Hi Richard,

Thanks for the additional information.

On 21/09/16 11:11, Richard Wang wrote:
> Some SHA-1 certificate is free SSL certificate that no any reason
> for us to help them get the SHA-1 certificate if we are intentional,
> and some certificate is even never used or even not retrieved from
> our system, this also can be certified it is a normal order without
> any doubt.

I have examined the spreadsheet you sent (note: may not be available to
mozilla.dev.security.policy participants due to lack of attachment
support). The "Categrory 4 - 3:  12 Normal FREE DV SSL Certificates"
contains 12 certificates, which have no cost associated with them, and
no identity vetting other than domain control. Why did each of these
take over a month, and in some cases nearly 4 months, to be issued? What
was the hold-up?

> I think there are many reasons to stop to sign it due to double 
> check, for EV order, it must pass at least 6 person’s check:

Yes, indeed.

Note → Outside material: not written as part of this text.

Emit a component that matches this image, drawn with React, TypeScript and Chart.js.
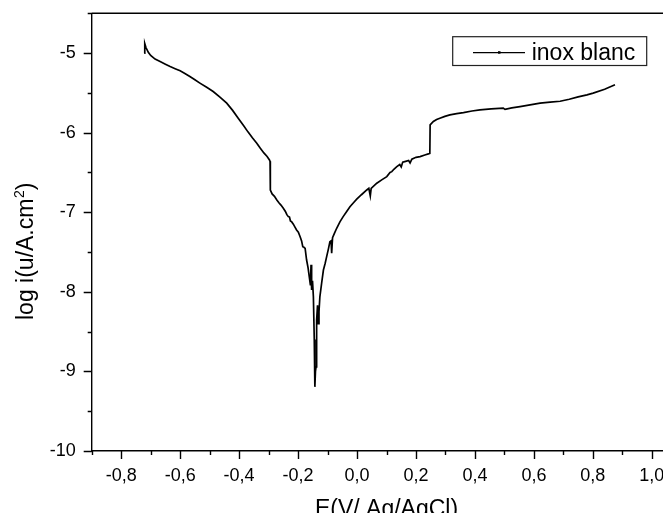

But at what point during these checks do the following
events happen?

A) Pre-cert is created and signed (if needed)
B) Pre-cert is sent to CT (if needed)
C) Real cert is created and signed
D) Cert is sent to the customer

I would expect none of these things to happen until all checks are
completed. We know from previous conversations that your step 7 (next
day review) happens after C) and D). Where do those four events fit into
your seven steps, exactly?

> Not the case, only one simple bug from CT Post system. I try to say 
> more clearly.
> https://crt.sh/?serial=6D24E483E27F55479C5C555B37745353 is ordered in
> 19th Dec. 2015, and system pre-signed the pre-cert using SHA-1, no
> any problem. But it is stopped due to some more check. At 4th Jan.
> 2016, this order finished the final check and go to signing server,
> signing server generated a new SHA-2 pre-cert to post to CT log
> server since SHA-1 is not allowed, and get SCT data to the
> certificate, this is the second certificate: 
> https://crt.sh/?serial=31742a2b12809bfca04cffc050903837, also no any 
> problem. The problem is the CT post system have a bug that posted
> the two related pre-cert to CT log server (SHA-1 pre-cert is the
> original one, and SHA-2 pre-cert is the new copied one), then get
> two certificates one signed with SHA-1 and one is SHA-2.  We also
> posted the two issued certificates to CT log server later.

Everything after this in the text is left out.